▶ Exercise directions:
In the listing below, locate the line with "Write the matplotlib code for this chart." and the line with "n_weeks = 156", then output both and everything between them exactly, minus any pictures.

================

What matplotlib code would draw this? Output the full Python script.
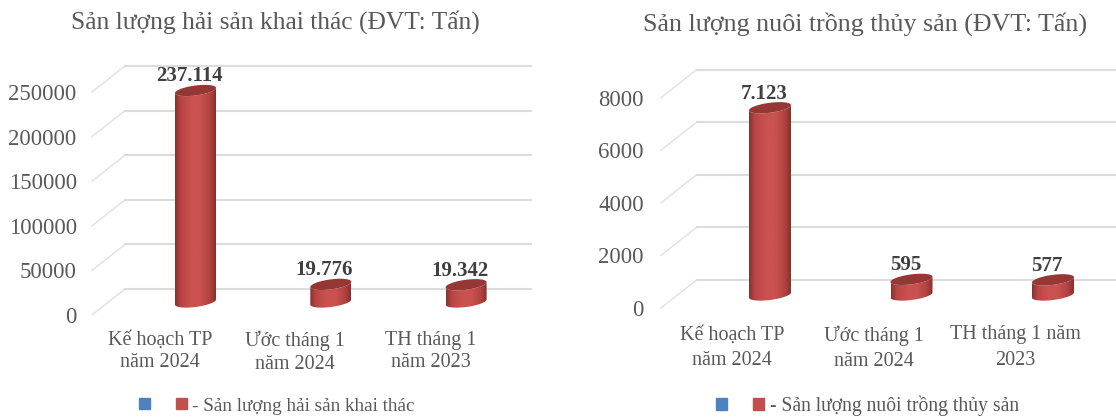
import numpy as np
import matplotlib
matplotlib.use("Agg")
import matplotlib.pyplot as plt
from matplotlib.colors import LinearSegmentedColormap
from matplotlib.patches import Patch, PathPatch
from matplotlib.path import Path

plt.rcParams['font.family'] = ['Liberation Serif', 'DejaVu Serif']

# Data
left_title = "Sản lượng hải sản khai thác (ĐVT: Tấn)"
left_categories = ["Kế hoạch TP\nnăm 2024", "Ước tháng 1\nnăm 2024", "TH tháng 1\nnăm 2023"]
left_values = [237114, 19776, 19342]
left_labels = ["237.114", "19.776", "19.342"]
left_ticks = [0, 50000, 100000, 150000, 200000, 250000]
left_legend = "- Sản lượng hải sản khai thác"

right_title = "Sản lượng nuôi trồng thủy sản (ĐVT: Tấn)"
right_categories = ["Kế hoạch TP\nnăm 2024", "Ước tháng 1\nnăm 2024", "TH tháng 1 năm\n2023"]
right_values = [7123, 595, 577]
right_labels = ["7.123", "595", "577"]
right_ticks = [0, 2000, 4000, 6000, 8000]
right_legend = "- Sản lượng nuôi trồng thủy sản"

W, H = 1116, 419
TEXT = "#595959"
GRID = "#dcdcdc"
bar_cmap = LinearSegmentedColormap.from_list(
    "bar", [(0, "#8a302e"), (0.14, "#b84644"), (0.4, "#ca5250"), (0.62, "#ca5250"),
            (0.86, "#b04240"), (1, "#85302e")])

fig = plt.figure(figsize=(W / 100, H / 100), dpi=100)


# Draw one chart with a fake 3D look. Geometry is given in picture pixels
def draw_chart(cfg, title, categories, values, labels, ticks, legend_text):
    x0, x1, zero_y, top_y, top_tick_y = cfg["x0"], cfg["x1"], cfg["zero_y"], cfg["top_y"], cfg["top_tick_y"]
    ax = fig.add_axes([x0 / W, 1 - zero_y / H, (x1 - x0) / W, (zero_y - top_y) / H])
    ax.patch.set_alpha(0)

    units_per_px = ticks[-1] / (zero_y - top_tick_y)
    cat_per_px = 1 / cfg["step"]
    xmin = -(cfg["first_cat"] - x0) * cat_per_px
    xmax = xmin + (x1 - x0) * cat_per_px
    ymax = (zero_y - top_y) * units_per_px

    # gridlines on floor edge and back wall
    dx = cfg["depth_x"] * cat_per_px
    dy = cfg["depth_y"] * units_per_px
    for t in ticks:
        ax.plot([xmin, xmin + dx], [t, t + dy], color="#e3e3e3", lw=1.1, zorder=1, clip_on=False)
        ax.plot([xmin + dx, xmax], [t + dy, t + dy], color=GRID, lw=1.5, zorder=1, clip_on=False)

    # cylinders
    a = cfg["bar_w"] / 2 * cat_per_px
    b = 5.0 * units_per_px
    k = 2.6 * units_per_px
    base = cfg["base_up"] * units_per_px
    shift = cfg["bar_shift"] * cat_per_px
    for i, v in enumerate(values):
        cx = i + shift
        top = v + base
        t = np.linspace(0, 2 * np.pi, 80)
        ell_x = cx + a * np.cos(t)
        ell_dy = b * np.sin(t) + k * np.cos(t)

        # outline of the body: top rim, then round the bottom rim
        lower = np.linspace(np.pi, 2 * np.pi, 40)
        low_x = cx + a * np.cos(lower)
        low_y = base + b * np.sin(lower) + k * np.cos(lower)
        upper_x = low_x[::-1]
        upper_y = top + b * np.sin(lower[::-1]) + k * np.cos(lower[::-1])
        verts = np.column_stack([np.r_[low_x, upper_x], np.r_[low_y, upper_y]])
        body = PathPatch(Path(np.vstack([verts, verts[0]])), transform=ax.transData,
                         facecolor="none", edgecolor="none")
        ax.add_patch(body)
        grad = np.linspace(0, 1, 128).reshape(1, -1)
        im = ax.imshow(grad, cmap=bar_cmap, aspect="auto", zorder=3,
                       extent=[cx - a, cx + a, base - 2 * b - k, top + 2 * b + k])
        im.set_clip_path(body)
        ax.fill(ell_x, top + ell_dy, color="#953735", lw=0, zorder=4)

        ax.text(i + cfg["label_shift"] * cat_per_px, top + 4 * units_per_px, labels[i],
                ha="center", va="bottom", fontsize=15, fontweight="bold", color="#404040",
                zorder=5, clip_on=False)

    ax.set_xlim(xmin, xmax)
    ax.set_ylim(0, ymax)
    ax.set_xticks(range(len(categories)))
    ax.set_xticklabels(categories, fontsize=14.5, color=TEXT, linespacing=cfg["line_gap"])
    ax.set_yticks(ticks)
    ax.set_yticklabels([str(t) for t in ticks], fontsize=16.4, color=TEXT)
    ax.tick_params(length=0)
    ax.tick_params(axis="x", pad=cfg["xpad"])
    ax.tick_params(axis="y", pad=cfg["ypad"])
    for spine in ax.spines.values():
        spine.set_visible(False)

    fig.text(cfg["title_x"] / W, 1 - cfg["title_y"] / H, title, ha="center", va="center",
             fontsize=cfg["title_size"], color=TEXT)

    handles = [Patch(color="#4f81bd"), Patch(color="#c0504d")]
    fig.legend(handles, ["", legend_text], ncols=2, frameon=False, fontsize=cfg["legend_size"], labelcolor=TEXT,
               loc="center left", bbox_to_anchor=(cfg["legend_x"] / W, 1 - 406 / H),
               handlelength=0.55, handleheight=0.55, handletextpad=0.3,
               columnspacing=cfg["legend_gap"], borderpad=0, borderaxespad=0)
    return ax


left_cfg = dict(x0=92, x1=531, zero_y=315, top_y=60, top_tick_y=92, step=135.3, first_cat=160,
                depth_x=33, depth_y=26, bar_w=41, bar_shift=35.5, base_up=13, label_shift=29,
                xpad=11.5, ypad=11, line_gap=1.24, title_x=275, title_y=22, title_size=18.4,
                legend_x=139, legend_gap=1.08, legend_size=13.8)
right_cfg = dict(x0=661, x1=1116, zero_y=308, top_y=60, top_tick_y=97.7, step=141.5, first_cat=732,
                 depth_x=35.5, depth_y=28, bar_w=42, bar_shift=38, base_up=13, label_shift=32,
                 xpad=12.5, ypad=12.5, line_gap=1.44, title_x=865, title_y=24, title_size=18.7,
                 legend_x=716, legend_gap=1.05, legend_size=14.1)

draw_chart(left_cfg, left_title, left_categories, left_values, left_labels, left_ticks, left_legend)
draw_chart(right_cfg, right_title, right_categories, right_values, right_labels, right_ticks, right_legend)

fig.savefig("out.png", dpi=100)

================

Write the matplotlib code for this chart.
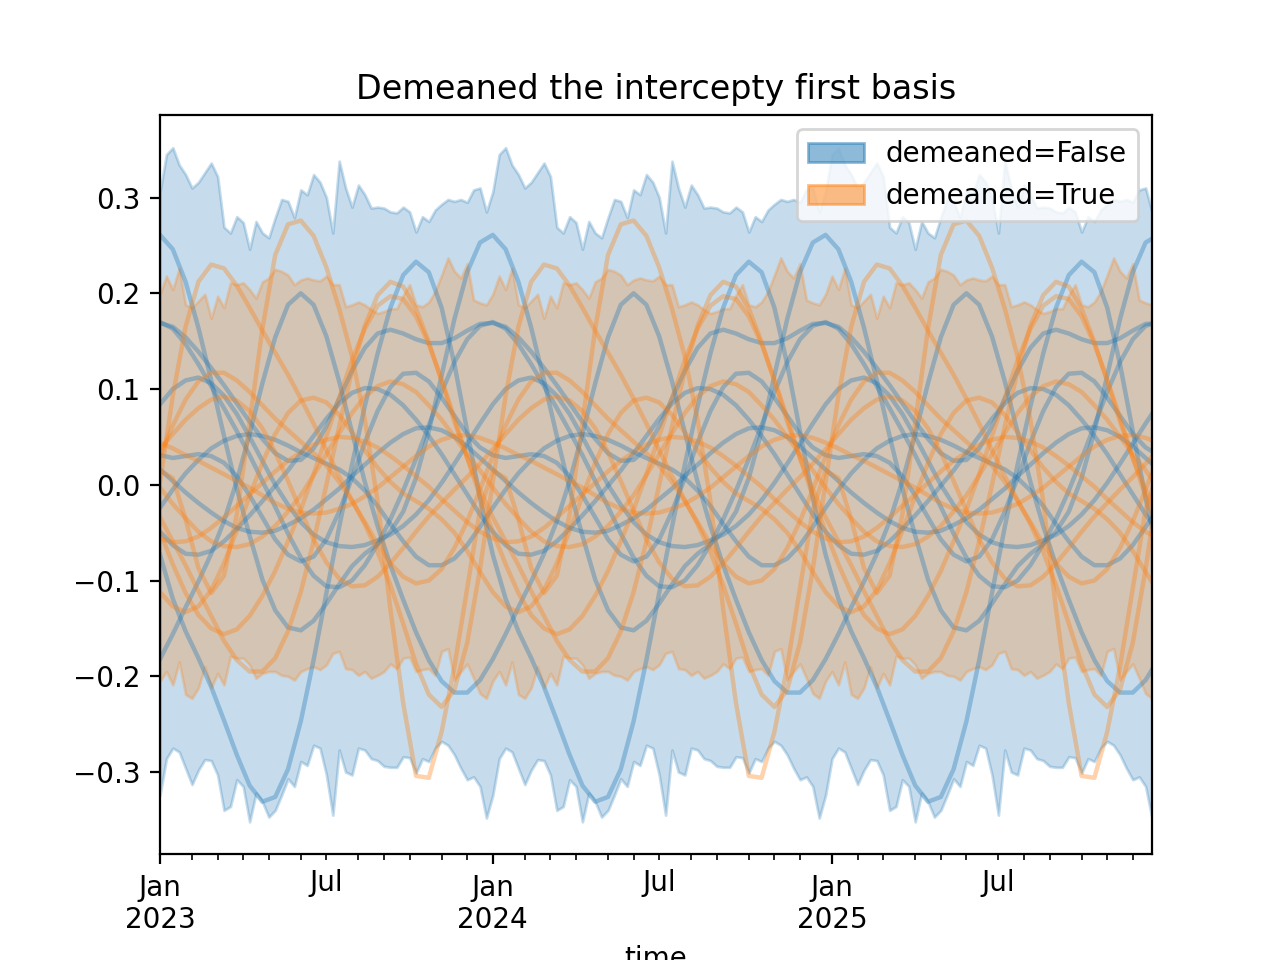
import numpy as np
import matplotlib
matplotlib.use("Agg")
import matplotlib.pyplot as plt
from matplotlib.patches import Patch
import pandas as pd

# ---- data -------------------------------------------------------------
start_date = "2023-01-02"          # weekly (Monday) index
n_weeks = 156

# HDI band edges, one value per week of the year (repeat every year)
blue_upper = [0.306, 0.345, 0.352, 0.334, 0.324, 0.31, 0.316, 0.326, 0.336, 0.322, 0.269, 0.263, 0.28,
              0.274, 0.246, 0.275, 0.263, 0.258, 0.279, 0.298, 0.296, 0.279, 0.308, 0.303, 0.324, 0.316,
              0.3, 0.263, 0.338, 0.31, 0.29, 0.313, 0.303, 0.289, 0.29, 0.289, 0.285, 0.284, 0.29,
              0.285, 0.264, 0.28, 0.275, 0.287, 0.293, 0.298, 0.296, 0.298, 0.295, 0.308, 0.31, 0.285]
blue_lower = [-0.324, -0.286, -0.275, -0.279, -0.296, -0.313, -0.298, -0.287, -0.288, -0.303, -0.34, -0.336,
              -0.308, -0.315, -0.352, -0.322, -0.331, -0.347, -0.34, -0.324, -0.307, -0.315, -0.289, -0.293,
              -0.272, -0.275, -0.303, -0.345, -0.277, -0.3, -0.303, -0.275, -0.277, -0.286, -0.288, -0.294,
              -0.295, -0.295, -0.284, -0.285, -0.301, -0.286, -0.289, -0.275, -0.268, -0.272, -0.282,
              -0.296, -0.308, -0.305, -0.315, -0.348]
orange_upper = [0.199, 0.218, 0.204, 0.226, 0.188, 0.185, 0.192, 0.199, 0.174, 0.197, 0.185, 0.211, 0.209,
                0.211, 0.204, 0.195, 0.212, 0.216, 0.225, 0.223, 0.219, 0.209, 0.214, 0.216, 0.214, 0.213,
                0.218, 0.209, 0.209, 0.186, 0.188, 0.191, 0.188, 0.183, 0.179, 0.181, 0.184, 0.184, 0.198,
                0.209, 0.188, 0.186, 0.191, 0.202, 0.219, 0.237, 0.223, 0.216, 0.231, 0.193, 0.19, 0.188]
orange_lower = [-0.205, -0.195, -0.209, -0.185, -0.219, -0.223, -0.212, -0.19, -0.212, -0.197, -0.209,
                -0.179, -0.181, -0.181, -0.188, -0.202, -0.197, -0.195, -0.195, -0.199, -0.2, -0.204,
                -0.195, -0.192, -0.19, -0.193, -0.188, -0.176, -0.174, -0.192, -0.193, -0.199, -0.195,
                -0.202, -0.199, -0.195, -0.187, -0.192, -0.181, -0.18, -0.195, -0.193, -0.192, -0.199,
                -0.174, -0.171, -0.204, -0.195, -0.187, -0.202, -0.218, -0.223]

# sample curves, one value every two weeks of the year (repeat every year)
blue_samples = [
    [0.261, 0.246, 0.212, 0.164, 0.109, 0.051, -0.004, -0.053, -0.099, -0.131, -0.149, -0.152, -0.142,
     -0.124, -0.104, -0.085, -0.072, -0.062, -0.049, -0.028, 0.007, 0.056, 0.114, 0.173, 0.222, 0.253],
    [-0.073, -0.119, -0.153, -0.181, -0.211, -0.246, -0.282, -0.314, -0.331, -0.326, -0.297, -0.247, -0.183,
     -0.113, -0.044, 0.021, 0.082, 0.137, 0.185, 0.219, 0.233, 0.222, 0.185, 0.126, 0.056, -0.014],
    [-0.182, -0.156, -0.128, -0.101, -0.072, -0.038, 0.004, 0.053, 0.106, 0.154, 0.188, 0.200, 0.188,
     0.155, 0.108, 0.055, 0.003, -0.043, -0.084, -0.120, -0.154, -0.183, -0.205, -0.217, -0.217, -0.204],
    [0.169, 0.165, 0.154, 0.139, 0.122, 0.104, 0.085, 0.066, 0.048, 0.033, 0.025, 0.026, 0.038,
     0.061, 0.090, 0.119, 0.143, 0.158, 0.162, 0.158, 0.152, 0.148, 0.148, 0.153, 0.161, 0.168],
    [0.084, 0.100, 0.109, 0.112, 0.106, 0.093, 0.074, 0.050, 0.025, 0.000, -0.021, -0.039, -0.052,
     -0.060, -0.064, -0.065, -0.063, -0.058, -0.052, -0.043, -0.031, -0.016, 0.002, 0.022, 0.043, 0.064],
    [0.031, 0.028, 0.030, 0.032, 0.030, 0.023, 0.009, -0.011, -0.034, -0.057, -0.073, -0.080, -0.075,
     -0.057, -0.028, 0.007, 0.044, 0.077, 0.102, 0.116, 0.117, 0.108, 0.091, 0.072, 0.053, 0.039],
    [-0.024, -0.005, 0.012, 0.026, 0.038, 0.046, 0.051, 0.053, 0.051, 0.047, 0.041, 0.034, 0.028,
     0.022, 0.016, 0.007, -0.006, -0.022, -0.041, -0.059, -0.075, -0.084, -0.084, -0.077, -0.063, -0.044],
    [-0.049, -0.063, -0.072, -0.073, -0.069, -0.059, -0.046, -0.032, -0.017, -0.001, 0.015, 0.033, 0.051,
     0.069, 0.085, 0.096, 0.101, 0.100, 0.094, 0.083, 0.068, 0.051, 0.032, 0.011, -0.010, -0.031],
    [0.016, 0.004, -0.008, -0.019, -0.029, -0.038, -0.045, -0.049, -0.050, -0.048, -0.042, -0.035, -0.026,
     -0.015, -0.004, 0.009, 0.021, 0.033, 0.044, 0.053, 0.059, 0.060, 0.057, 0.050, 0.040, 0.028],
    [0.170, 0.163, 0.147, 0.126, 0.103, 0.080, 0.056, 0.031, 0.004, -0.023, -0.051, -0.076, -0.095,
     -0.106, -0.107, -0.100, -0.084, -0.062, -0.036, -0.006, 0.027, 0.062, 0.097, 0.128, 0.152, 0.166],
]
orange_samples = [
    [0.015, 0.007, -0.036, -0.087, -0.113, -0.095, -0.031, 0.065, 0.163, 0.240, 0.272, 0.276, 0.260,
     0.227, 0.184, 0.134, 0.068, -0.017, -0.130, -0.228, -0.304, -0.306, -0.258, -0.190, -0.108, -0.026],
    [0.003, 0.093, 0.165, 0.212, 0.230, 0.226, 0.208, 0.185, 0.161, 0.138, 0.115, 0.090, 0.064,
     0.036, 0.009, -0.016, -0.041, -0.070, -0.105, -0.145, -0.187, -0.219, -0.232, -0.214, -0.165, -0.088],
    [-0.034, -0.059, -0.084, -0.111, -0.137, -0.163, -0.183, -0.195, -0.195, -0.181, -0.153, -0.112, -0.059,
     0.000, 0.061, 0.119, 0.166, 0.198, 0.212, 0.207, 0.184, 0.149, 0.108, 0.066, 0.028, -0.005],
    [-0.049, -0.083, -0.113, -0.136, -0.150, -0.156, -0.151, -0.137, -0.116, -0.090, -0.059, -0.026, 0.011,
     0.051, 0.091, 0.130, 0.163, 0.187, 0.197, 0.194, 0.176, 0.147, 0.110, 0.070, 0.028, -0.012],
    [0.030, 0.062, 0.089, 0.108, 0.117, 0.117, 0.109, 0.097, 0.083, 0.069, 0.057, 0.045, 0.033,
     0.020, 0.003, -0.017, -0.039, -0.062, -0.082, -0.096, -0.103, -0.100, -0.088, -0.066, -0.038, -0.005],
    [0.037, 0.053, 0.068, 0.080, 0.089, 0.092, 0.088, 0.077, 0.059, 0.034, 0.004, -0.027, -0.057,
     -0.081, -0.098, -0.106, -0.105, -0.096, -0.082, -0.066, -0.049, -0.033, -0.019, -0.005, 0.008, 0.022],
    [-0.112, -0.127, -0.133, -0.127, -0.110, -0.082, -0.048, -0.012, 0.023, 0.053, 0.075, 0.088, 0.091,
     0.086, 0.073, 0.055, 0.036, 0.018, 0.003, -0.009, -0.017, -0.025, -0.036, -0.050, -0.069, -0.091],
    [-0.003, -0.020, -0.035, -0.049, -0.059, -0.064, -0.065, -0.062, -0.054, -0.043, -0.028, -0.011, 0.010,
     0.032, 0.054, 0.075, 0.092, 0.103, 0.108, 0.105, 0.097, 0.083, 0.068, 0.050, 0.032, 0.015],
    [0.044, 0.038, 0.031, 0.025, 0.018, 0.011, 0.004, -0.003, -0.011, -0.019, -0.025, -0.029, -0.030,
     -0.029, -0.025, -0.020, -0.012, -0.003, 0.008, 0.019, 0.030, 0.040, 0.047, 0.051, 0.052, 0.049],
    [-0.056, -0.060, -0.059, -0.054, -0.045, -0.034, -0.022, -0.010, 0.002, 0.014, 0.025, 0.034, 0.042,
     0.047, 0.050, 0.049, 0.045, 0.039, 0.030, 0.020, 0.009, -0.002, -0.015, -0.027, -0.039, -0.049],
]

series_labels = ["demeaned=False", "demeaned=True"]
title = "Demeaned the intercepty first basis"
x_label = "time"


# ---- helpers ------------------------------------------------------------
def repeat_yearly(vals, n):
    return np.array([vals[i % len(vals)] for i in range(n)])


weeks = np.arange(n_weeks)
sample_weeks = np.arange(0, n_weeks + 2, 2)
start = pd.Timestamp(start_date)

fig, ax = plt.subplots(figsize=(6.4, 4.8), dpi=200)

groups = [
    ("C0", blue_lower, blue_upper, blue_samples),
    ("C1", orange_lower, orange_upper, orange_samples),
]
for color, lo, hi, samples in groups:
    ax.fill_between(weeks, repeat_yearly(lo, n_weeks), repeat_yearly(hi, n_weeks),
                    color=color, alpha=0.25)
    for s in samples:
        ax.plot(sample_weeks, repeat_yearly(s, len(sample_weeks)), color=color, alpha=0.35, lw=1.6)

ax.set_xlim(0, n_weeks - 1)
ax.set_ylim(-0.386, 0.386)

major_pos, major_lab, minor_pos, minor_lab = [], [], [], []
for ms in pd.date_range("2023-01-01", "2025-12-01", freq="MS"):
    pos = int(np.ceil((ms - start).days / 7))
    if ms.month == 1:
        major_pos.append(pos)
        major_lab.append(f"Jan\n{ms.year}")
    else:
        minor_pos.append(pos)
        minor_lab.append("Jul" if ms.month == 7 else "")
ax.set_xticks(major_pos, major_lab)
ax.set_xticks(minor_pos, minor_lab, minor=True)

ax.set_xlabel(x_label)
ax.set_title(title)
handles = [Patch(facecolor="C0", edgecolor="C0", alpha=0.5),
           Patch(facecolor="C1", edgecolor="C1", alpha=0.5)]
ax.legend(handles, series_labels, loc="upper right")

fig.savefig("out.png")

================

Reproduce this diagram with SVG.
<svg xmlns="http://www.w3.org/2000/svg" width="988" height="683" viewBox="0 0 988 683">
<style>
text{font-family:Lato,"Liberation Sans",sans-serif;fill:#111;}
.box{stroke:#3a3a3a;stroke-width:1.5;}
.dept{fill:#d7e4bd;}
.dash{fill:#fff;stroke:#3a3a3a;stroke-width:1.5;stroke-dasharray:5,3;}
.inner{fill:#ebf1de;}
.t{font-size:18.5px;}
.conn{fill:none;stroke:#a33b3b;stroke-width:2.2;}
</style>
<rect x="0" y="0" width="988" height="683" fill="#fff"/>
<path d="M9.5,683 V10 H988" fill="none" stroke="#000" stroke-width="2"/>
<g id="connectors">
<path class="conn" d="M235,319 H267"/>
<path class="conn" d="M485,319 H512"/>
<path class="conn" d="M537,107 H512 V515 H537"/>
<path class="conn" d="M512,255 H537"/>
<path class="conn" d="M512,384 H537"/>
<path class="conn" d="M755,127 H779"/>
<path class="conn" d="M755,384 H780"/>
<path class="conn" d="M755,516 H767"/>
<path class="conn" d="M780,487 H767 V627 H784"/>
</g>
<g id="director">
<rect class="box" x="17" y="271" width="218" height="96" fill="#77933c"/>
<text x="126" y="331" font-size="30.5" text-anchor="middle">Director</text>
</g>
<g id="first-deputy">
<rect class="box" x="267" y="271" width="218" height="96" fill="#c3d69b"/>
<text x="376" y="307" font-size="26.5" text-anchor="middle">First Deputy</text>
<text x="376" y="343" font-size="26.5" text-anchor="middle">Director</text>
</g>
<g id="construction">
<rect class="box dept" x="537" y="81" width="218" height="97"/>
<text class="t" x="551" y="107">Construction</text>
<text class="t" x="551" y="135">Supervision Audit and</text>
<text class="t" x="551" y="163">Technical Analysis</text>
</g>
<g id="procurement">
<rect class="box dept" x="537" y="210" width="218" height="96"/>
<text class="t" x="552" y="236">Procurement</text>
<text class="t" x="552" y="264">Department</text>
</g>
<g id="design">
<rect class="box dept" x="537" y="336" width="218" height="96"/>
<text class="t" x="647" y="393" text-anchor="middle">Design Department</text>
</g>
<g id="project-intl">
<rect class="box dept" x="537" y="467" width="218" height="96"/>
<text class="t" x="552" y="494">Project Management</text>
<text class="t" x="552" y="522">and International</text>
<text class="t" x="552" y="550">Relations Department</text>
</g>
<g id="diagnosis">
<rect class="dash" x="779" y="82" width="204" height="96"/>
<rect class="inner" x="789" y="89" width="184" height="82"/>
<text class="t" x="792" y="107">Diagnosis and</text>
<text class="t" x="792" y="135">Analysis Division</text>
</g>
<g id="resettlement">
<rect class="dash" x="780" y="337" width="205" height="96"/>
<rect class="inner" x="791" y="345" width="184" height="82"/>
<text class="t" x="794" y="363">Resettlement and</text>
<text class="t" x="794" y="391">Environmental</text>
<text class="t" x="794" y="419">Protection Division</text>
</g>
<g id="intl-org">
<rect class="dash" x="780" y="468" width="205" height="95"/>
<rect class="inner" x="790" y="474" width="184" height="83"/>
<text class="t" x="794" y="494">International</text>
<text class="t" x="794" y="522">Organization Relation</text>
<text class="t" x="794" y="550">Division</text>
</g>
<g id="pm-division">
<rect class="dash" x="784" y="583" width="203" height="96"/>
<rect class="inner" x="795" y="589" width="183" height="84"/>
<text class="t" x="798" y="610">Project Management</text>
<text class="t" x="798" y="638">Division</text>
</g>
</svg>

================

▶ Solution to this exercise:
Write the matplotlib code for this chart.
import numpy as np
import matplotlib
matplotlib.use("Agg")
import matplotlib.pyplot as plt
from matplotlib.patches import Patch
import pandas as pd

# ---- data -------------------------------------------------------------
start_date = "2023-01-02"          # weekly (Monday) index
n_weeks = 156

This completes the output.